(Code that draws figures)
--------

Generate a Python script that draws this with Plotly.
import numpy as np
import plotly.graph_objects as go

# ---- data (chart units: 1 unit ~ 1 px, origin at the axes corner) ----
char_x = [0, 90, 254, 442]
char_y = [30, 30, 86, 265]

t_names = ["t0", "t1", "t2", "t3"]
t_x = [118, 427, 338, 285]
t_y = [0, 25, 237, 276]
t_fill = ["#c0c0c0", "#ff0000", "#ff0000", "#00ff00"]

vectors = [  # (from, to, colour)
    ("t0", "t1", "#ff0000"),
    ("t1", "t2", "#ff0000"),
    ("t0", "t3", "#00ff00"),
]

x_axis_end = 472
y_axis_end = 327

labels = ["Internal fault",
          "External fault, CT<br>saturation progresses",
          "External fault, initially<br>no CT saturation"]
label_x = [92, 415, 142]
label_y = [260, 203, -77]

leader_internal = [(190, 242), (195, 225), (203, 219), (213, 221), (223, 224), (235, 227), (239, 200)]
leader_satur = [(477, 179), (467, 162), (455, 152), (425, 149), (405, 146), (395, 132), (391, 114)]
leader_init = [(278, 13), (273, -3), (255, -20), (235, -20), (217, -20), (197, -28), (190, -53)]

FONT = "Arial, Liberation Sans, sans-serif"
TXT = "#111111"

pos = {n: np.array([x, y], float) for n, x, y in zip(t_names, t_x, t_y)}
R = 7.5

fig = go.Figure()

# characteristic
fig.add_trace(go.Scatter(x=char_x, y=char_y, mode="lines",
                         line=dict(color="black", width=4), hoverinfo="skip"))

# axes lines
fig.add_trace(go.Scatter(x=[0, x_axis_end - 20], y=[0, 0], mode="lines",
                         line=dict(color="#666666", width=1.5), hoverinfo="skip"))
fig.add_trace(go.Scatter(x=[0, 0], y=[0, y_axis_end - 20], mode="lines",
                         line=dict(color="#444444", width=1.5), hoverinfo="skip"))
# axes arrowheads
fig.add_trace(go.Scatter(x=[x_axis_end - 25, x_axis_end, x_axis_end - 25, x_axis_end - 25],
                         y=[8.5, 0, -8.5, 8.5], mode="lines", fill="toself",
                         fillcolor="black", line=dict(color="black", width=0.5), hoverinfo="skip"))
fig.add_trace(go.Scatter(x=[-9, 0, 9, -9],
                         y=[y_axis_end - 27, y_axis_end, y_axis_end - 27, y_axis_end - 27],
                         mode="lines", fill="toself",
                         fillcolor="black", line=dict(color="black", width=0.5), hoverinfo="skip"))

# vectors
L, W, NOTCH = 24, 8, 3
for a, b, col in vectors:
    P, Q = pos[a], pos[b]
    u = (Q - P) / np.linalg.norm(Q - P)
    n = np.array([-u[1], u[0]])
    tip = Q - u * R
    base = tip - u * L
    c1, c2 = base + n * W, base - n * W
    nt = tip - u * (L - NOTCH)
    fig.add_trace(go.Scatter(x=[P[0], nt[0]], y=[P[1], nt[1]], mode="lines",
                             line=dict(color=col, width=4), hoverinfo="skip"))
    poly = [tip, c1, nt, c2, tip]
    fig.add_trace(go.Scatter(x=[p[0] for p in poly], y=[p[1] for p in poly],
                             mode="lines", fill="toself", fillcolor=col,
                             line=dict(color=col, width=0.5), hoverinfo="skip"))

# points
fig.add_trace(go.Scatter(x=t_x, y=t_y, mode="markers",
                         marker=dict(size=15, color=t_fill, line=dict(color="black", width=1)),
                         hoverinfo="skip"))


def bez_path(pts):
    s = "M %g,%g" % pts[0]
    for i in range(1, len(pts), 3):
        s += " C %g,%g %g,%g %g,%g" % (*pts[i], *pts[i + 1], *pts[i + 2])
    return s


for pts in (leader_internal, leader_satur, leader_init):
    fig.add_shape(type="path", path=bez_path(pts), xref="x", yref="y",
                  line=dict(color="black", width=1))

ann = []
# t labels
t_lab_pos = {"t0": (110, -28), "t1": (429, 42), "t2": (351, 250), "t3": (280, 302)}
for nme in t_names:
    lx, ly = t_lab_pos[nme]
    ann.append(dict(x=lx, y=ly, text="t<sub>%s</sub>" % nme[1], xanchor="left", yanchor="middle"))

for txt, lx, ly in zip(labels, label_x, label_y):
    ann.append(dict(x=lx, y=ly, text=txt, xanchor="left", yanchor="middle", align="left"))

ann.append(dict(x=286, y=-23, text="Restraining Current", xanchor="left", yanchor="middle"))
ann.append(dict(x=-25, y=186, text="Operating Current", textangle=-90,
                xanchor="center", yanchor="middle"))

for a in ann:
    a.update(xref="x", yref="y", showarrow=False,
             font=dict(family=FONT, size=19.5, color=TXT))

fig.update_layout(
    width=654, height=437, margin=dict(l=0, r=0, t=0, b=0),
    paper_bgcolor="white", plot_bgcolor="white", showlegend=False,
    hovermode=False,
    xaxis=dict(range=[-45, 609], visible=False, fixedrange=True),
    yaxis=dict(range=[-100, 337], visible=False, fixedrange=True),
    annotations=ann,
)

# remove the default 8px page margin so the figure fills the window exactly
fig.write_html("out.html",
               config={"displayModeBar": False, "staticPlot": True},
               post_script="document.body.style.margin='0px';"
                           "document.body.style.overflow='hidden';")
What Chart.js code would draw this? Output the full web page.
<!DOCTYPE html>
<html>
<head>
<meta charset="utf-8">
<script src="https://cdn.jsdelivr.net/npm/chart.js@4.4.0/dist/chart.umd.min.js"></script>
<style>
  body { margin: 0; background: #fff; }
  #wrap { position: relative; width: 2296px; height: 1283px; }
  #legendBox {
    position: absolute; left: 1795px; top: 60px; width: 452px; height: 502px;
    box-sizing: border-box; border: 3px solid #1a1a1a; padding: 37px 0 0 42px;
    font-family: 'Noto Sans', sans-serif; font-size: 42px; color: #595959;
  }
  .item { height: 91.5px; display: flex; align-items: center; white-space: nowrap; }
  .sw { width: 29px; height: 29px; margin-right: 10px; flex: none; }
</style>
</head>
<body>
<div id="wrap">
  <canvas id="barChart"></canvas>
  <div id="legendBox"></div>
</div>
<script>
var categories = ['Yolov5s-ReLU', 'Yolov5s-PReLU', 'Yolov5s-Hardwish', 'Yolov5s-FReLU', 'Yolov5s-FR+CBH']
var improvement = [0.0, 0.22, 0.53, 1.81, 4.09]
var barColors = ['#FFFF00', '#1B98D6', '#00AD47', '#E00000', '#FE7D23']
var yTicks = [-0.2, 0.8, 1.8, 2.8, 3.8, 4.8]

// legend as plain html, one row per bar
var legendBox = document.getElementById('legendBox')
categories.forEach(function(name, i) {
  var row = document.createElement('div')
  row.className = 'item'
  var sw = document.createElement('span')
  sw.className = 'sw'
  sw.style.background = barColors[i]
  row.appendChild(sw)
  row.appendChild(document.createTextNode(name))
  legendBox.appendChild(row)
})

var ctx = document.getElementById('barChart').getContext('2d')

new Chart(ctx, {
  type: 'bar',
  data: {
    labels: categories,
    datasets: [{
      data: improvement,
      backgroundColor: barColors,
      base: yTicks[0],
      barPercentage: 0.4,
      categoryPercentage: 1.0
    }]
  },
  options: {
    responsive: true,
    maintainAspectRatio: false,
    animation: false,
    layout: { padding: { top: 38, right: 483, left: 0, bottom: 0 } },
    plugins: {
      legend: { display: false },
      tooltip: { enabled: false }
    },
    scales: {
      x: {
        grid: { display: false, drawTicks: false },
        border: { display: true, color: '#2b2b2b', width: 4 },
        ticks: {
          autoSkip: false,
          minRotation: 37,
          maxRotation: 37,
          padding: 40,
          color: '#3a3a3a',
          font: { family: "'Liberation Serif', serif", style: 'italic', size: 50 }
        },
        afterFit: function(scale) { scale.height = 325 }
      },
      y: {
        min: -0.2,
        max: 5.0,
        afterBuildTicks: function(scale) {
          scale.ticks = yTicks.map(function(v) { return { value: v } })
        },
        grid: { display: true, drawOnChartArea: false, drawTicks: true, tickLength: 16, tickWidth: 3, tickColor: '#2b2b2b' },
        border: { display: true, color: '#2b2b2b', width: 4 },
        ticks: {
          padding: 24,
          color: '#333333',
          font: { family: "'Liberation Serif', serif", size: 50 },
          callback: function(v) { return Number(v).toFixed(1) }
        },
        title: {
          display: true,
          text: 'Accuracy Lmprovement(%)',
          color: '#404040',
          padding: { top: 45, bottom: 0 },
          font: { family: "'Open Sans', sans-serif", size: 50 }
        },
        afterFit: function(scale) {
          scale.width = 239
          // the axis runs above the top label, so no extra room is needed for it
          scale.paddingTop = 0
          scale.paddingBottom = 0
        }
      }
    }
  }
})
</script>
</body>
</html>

--------

* PROBLEM TO WORK ON
Your task is to output exactly the lines from the one with "What Chart.js code" through the one with "var yTicks = [-0.2, 0.8, 1.8, 2.8, 3.8, 4.8]", counting both ends.

* WORKED SOLUTION
What Chart.js code would draw this? Output the full web page.
<!DOCTYPE html>
<html>
<head>
<meta charset="utf-8">
<script src="https://cdn.jsdelivr.net/npm/chart.js@4.4.0/dist/chart.umd.min.js"></script>
<style>
  body { margin: 0; background: #fff; }
  #wrap { position: relative; width: 2296px; height: 1283px; }
  #legendBox {
    position: absolute; left: 1795px; top: 60px; width: 452px; height: 502px;
    box-sizing: border-box; border: 3px solid #1a1a1a; padding: 37px 0 0 42px;
    font-family: 'Noto Sans', sans-serif; font-size: 42px; color: #595959;
  }
  .item { height: 91.5px; display: flex; align-items: center; white-space: nowrap; }
  .sw { width: 29px; height: 29px; margin-right: 10px; flex: none; }
</style>
</head>
<body>
<div id="wrap">
  <canvas id="barChart"></canvas>
  <div id="legendBox"></div>
</div>
<script>
var categories = ['Yolov5s-ReLU', 'Yolov5s-PReLU', 'Yolov5s-Hardwish', 'Yolov5s-FReLU', 'Yolov5s-FR+CBH']
var improvement = [0.0, 0.22, 0.53, 1.81, 4.09]
var barColors = ['#FFFF00', '#1B98D6', '#00AD47', '#E00000', '#FE7D23']
var yTicks = [-0.2, 0.8, 1.8, 2.8, 3.8, 4.8]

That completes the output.